Plotting code records:
= = = = = = =

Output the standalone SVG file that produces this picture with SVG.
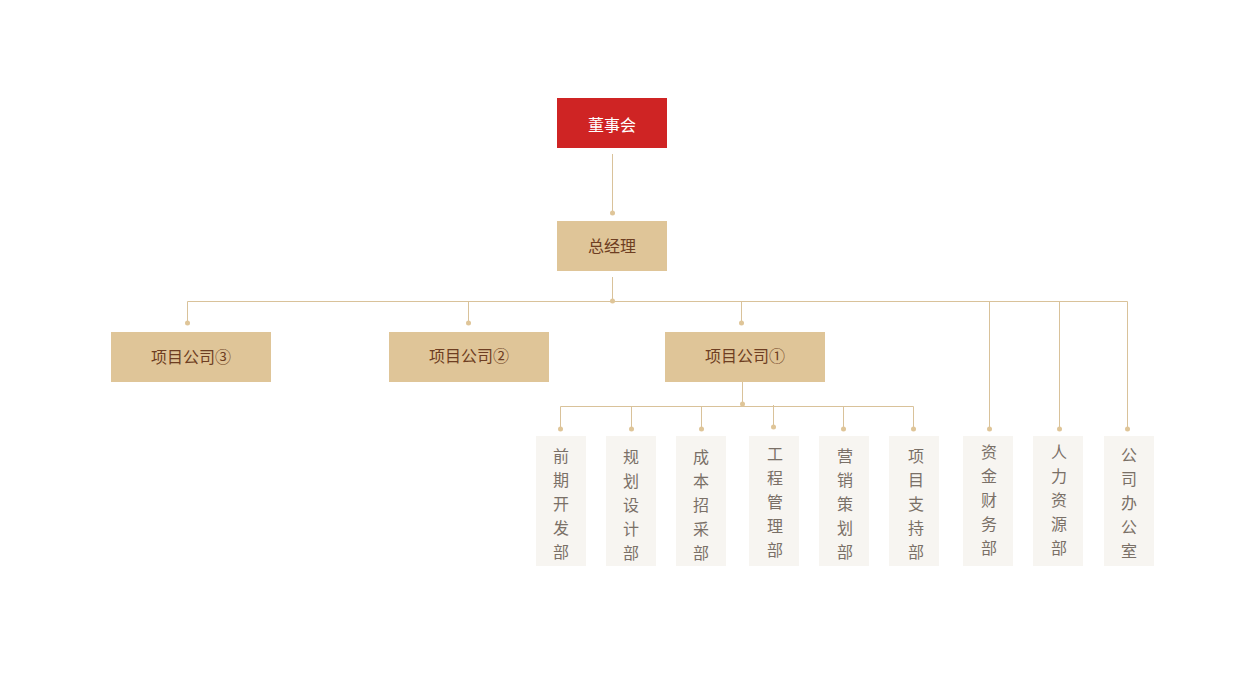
<svg xmlns="http://www.w3.org/2000/svg" width="1242" height="700" viewBox="0 0 1242 700">
<style>
.ln{stroke:#D9C29A;stroke-width:1;fill:none}
.dot{fill:#DFC598}
.top{fill:#CF2424}
.mid{fill:#DFC598}
.dep{fill:#F7F5F1}
.t{font-family:"Noto Sans CJK SC","Noto Sans",sans-serif;font-size:16px;text-anchor:middle}
.tw{fill:#FFFFFF}
.tb{fill:#6E3E22}
.tg{fill:#7A7067}
</style>
<rect width="1242" height="700" fill="#FFFFFF"/>
<g id="connectors">
<path class="ln" d="M612.5 154V213"/>
<path class="ln" d="M612.5 277V301"/>
<path class="ln" d="M187.5 323V301.5H1127.5V429"/>
<path class="ln" d="M468.5 301.5V323"/>
<path class="ln" d="M741.5 301.5V323"/>
<path class="ln" d="M989.5 301.5V429"/>
<path class="ln" d="M1059.5 301.5V429"/>
<path class="ln" d="M742.5 382V404"/>
<path class="ln" d="M560.5 429V406.5H913.5V429"/>
<path class="ln" d="M631.5 406.5V429"/>
<path class="ln" d="M701.5 406.5V429"/>
<path class="ln" d="M773.5 405V427"/>
<path class="ln" d="M843.5 406.5V429"/>
<circle class="dot" cx="612.5" cy="213" r="2.5"/>
<circle class="dot" cx="612.5" cy="301" r="2.5"/>
<circle class="dot" cx="187.5" cy="323" r="2.5"/>
<circle class="dot" cx="468.5" cy="323" r="2.5"/>
<circle class="dot" cx="741.5" cy="323" r="2.5"/>
<circle class="dot" cx="742.5" cy="404" r="2.5"/>
<circle class="dot" cx="560.5" cy="429" r="2.5"/>
<circle class="dot" cx="631.5" cy="429" r="2.5"/>
<circle class="dot" cx="701.5" cy="429" r="2.5"/>
<circle class="dot" cx="773.5" cy="427" r="2.5"/>
<circle class="dot" cx="843.5" cy="429" r="2.5"/>
<circle class="dot" cx="913.5" cy="429" r="2.5"/>
<circle class="dot" cx="989.5" cy="429" r="2.5"/>
<circle class="dot" cx="1059.5" cy="429" r="2.5"/>
<circle class="dot" cx="1127.5" cy="429" r="2.5"/>
</g>
<g id="board"><rect class="top" x="557" y="98" width="110" height="50"/><text class="t tw" x="612" y="131">董事会</text></g>
<g id="gm"><rect class="mid" x="557" y="221" width="110" height="50"/><text class="t tb" x="612" y="252">总经理</text></g>
<g id="p3"><rect class="mid" x="111" y="332" width="160" height="50"/><text class="t tb" x="191" y="363">项目公司③</text></g>
<g id="p2"><rect class="mid" x="389" y="332" width="160" height="50"/><text class="t tb" x="469" y="362">项目公司②</text></g>
<g id="p1"><rect class="mid" x="665" y="332" width="160" height="50"/><text class="t tb" x="745" y="362">项目公司①</text></g>
<g id="d1"><rect class="dep" x="536" y="436" width="50" height="130"/><text class="t tg" x="561"><tspan x="561" y="462">前</tspan><tspan x="561" y="486">期</tspan><tspan x="561" y="510">开</tspan><tspan x="561" y="534">发</tspan><tspan x="561" y="558">部</tspan></text></g>
<g id="d2"><rect class="dep" x="606" y="436" width="50" height="130"/><text class="t tg" x="631"><tspan x="631" y="463">规</tspan><tspan x="631" y="487">划</tspan><tspan x="631" y="511">设</tspan><tspan x="631" y="535">计</tspan><tspan x="631" y="559">部</tspan></text></g>
<g id="d3"><rect class="dep" x="676" y="436" width="50" height="130"/><text class="t tg" x="701"><tspan x="701" y="463">成</tspan><tspan x="701" y="487">本</tspan><tspan x="701" y="511">招</tspan><tspan x="701" y="535">采</tspan><tspan x="701" y="559">部</tspan></text></g>
<g id="d4"><rect class="dep" x="749" y="436" width="50" height="130"/><text class="t tg" x="775"><tspan x="775" y="460">工</tspan><tspan x="775" y="484">程</tspan><tspan x="775" y="508">管</tspan><tspan x="775" y="532">理</tspan><tspan x="775" y="556">部</tspan></text></g>
<g id="d5"><rect class="dep" x="819" y="436" width="50" height="130"/><text class="t tg" x="845"><tspan x="845" y="462">营</tspan><tspan x="845" y="486">销</tspan><tspan x="845" y="510">策</tspan><tspan x="845" y="534">划</tspan><tspan x="845" y="558">部</tspan></text></g>
<g id="d6"><rect class="dep" x="889" y="436" width="50" height="130"/><text class="t tg" x="916"><tspan x="916" y="462">项</tspan><tspan x="916" y="486">目</tspan><tspan x="916" y="510">支</tspan><tspan x="916" y="534">持</tspan><tspan x="916" y="558">部</tspan></text></g>
<g id="d7"><rect class="dep" x="963" y="436" width="50" height="130"/><text class="t tg" x="989"><tspan x="989" y="458">资</tspan><tspan x="989" y="482">金</tspan><tspan x="989" y="506">财</tspan><tspan x="989" y="530">务</tspan><tspan x="989" y="554">部</tspan></text></g>
<g id="d8"><rect class="dep" x="1033" y="436" width="50" height="130"/><text class="t tg" x="1059"><tspan x="1059" y="458">人</tspan><tspan x="1059" y="482">力</tspan><tspan x="1059" y="506">资</tspan><tspan x="1059" y="530">源</tspan><tspan x="1059" y="554">部</tspan></text></g>
<g id="d9"><rect class="dep" x="1104" y="436" width="50" height="130"/><text class="t tg" x="1129"><tspan x="1129" y="461">公</tspan><tspan x="1129" y="485">司</tspan><tspan x="1129" y="509">办</tspan><tspan x="1129" y="533">公</tspan><tspan x="1129" y="557">室</tspan></text></g>
</svg>
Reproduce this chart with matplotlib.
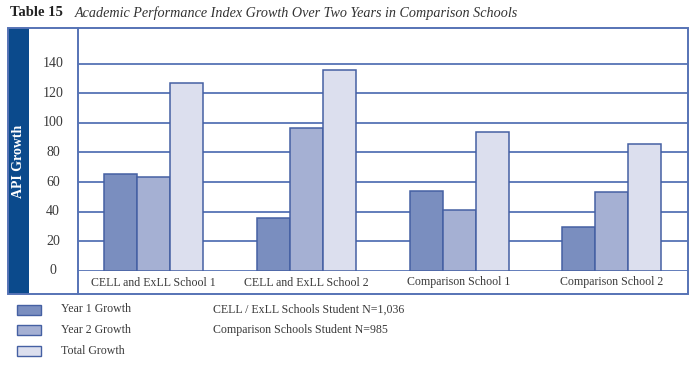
import matplotlib.pyplot as plt
from matplotlib.patches import Rectangle
from matplotlib.lines import Line2D
from matplotlib.transforms import blended_transform_factory
import numpy as np

plt.rcParams['font.family'] = ['Liberation Serif', 'DejaVu Serif']

# 数据
schools = ['CELL and ExLL School 1', 'CELL and ExLL School 2',
           'Comparison School 1', 'Comparison School 2']
year1 = [65.5, 36, 54, 29.5]
year2 = [63.5, 96.5, 41.5, 53.5]
total = [127, 135.5, 94, 85.5]
series_names = ['Year 1 Growth', 'Year 2 Growth', 'Total Growth']
yticks = [0, 20, 40, 60, 80, 100, 120, 140]
notes = ['CELL / ExLL Schools Student N=1,036', 'Comparison Schools Student N=985']

W, H = 700, 375
frame_c = '#5673b5'
edge_c = '#4560a3'
navy = '#0b4a8c'
fills = ['#7a8ebf', '#a5b0d3', '#dcdfee']
text_c = '#3a3a3a'


def fx(x):
    return x / W


def fy(y):
    return 1 - y / H


fig = plt.figure(figsize=(7, 3.75), dpi=100)

# 主坐标区 (像素: x 77.5-688, y 28.3-271)
ax = fig.add_axes([fx(77.5), fy(271), fx(688) - fx(77.5), fy(28.3) - fy(271)])
x = np.arange(len(schools))
bw = 0.216
for i, vals in enumerate([year1, year2, total]):
    ax.bar(x + (i - 1) * bw, vals, bw, color=fills[i], edgecolor=edge_c,
           linewidth=1.1, zorder=3)
for t in yticks:
    ax.axhline(t, color=frame_c, linewidth=1.3, zorder=1)
ax.set_xlim(-0.5, 3.5)
ax.set_ylim(0, 163.8)
ax.set_xticks([])
ax.set_yticks([])
for s in ax.spines.values():
    s.set_visible(False)

# 刻度标签
tr = blended_transform_factory(fig.transFigure, ax.transData)
for t in yticks:
    ax.text(fx(53), t, str(t), transform=tr, ha='center', va='center',
            fontsize=10, color=text_c)

# 分类标签
trx = blended_transform_factory(ax.transData, fig.transFigure)
for i, s in enumerate(schools):
    ax.text(i, fy(282.5), s, transform=trx, ha='center', va='center',
            fontsize=8.6, color=text_c)

# 外框
fig.add_artist(Rectangle((fx(8), fy(294)), fx(21), fy(28.3) - fy(294),
                         transform=fig.transFigure, facecolor=navy,
                         edgecolor='none'))
fig.add_artist(Rectangle((fx(8), fy(294)), fx(680), fy(28.3) - fy(294),
                         transform=fig.transFigure, facecolor='none',
                         edgecolor=frame_c, linewidth=1.4))
fig.add_artist(Line2D([fx(77.5), fx(77.5)], [fy(294), fy(28.3)],
                      transform=fig.transFigure, color=frame_c, linewidth=1.4))
fig.text(fx(18.5), fy(161), 'API Growth', rotation=90, ha='center',
         va='center', color='white', fontsize=10, fontweight='bold')

# 标题
fig.text(fx(10), fy(13), 'Table 15', fontsize=10.5, fontweight='bold',
         ha='left', va='center', color='#222222')
fig.text(fx(75), fy(13), 'Academic Performance Index Growth Over Two Years in Comparison Schools',
         fontsize=10.2, style='italic', ha='left', va='center', color='#333333')

# 图例
leg_y = [309.5, 330, 350.5]
for i, name in enumerate(series_names):
    fig.add_artist(Rectangle((fx(17), fy(leg_y[i] + 5)), fx(24), fy(0) - fy(10),
                             transform=fig.transFigure, facecolor=fills[i],
                             edgecolor=edge_c, linewidth=1.0))
    fig.text(fx(61), fy(leg_y[i]), name, fontsize=8.6, ha='left',
             va='center', color=text_c)
for i, n in enumerate(notes):
    fig.text(fx(213), fy(leg_y[i]), n, fontsize=8.6, ha='left',
             va='center', color=text_c)

fig.savefig('out.png', dpi=100)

= = = = = = =

Pull out only the lines from the one with "Reproduce this chart with matplotlib." up to and including the one with "plt.rcParams['font.family'] = ['Liberation", and drop any pictures along the way.

_Answer to the task_
Reproduce this chart with matplotlib.
import matplotlib.pyplot as plt
from matplotlib.patches import Rectangle
from matplotlib.lines import Line2D
from matplotlib.transforms import blended_transform_factory
import numpy as np

plt.rcParams['font.family'] = ['Liberation Serif', 'DejaVu Serif']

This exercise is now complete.